Required task:
Pictures excluded, reproduce exactly the lines below from the one with "Output the web" through the one with "Mono', 'DejaVu Sans", both included.

Exercise material:
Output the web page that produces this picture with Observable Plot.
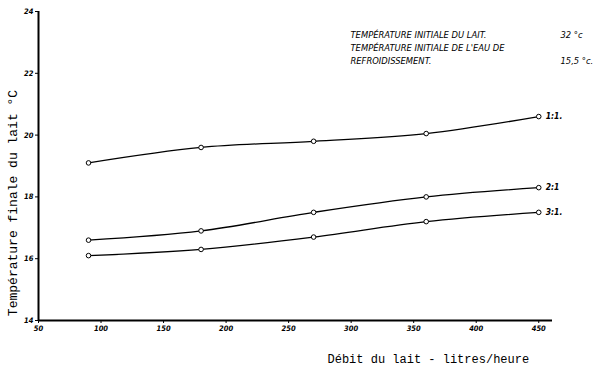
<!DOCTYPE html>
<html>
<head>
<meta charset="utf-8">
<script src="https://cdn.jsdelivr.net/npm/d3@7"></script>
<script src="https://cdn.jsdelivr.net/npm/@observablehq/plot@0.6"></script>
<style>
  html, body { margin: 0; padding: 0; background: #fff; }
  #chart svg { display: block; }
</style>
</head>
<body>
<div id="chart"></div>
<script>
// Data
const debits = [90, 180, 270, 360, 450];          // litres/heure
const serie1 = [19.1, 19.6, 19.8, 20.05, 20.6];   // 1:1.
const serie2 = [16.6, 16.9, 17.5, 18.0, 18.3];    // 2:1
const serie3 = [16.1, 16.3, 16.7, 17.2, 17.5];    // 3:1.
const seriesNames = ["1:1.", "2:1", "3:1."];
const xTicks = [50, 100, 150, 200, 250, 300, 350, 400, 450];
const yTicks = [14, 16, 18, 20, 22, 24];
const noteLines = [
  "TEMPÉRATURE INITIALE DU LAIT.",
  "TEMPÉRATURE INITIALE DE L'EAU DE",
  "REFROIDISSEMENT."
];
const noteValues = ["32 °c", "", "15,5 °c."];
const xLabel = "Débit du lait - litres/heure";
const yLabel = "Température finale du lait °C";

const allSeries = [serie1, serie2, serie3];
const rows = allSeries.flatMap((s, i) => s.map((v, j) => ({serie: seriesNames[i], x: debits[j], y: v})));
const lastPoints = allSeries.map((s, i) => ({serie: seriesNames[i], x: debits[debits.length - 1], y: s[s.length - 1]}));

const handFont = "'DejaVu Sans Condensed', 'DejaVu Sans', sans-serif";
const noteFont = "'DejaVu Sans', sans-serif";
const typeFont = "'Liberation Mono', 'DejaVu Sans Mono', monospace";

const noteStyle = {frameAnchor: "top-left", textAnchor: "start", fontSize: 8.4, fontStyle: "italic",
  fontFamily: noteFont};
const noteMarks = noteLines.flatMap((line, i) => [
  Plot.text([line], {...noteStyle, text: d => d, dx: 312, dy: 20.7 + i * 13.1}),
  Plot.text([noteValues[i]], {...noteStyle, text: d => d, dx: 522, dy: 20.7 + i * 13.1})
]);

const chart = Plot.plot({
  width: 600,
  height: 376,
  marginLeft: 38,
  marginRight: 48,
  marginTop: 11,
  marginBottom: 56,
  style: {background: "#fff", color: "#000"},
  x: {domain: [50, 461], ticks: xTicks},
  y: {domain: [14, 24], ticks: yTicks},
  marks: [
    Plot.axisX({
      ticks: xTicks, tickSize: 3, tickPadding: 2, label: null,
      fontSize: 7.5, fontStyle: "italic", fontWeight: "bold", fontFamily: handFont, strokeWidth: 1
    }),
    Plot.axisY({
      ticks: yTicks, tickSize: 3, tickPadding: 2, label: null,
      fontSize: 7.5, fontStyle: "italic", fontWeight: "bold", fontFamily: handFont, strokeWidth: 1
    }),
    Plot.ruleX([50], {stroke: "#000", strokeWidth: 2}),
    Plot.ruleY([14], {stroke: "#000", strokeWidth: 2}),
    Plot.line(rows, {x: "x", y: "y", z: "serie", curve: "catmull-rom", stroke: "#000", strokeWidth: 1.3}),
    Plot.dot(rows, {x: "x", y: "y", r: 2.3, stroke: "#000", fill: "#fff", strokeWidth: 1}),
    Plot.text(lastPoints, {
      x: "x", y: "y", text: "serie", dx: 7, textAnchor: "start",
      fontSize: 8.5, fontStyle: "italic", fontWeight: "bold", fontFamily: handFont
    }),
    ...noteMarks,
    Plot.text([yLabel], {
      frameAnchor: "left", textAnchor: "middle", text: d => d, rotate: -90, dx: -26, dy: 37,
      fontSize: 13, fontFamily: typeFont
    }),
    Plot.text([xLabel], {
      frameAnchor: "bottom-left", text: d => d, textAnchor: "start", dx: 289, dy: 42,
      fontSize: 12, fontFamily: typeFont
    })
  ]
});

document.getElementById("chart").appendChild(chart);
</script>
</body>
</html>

--

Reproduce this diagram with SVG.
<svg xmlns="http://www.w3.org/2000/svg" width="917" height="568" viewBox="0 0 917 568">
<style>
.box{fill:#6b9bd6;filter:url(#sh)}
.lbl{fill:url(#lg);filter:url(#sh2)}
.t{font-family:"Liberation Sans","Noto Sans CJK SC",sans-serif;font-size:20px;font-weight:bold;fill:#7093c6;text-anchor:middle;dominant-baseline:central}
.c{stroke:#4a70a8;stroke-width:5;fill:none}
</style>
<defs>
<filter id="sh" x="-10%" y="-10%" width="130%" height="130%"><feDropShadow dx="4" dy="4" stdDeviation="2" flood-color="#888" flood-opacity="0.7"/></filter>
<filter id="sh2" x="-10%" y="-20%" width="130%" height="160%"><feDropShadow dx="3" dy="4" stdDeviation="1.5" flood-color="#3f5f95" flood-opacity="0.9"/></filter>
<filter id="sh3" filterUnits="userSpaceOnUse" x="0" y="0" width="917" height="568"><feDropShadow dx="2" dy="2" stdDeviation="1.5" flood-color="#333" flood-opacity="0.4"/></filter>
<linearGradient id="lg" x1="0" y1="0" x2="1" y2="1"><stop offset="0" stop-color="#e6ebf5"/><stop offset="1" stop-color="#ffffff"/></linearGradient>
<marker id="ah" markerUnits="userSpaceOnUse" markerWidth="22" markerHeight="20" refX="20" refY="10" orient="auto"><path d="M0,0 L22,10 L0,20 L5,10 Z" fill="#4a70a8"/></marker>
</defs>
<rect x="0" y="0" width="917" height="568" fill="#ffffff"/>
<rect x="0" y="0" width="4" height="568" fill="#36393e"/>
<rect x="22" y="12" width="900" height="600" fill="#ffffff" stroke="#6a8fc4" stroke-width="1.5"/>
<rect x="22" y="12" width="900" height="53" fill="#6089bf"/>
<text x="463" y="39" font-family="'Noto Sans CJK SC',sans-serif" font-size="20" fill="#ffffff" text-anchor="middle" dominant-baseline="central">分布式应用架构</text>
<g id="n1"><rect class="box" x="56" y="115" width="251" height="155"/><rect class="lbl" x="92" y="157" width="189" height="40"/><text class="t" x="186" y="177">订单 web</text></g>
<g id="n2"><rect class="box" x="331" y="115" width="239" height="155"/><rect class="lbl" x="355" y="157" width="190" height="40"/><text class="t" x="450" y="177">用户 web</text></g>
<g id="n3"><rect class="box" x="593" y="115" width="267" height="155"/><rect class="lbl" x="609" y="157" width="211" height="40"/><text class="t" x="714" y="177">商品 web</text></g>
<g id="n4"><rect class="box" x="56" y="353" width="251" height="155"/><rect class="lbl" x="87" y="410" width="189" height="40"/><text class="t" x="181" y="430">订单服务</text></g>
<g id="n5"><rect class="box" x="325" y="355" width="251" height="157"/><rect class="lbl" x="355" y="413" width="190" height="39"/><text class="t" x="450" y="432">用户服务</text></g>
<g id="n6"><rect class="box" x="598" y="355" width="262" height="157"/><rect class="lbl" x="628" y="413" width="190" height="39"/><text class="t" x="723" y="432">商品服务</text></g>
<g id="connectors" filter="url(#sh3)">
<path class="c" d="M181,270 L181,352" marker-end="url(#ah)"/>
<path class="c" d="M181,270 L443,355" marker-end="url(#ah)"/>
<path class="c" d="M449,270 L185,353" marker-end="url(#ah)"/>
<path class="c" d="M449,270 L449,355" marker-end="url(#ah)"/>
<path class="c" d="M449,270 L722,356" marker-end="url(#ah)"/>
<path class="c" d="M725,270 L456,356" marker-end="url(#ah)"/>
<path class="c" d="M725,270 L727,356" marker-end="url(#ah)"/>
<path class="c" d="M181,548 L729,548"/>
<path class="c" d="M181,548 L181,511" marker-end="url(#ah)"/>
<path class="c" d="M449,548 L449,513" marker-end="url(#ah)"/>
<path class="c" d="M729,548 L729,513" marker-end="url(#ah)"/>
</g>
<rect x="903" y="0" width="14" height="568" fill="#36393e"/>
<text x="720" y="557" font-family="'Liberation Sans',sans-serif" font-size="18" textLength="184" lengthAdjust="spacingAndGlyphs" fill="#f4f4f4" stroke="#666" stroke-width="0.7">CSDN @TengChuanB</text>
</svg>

Response to this task:
Output the web page that produces this picture with Observable Plot.
<!DOCTYPE html>
<html>
<head>
<meta charset="utf-8">
<script src="https://cdn.jsdelivr.net/npm/d3@7"></script>
<script src="https://cdn.jsdelivr.net/npm/@observablehq/plot@0.6"></script>
<style>
  html, body { margin: 0; padding: 0; background: #fff; }
  #chart svg { display: block; }
</style>
</head>
<body>
<div id="chart"></div>
<script>
// Data
const debits = [90, 180, 270, 360, 450];          // litres/heure
const serie1 = [19.1, 19.6, 19.8, 20.05, 20.6];   // 1:1.
const serie2 = [16.6, 16.9, 17.5, 18.0, 18.3];    // 2:1
const serie3 = [16.1, 16.3, 16.7, 17.2, 17.5];    // 3:1.
const seriesNames = ["1:1.", "2:1", "3:1."];
const xTicks = [50, 100, 150, 200, 250, 300, 350, 400, 450];
const yTicks = [14, 16, 18, 20, 22, 24];
const noteLines = [
  "TEMPÉRATURE INITIALE DU LAIT.",
  "TEMPÉRATURE INITIALE DE L'EAU DE",
  "REFROIDISSEMENT."
];
const noteValues = ["32 °c", "", "15,5 °c."];
const xLabel = "Débit du lait - litres/heure";
const yLabel = "Température finale du lait °C";

const allSeries = [serie1, serie2, serie3];
const rows = allSeries.flatMap((s, i) => s.map((v, j) => ({serie: seriesNames[i], x: debits[j], y: v})));
const lastPoints = allSeries.map((s, i) => ({serie: seriesNames[i], x: debits[debits.length - 1], y: s[s.length - 1]}));

const handFont = "'DejaVu Sans Condensed', 'DejaVu Sans', sans-serif";
const noteFont = "'DejaVu Sans', sans-serif";
const typeFont = "'Liberation Mono', 'DejaVu Sans Mono', monospace";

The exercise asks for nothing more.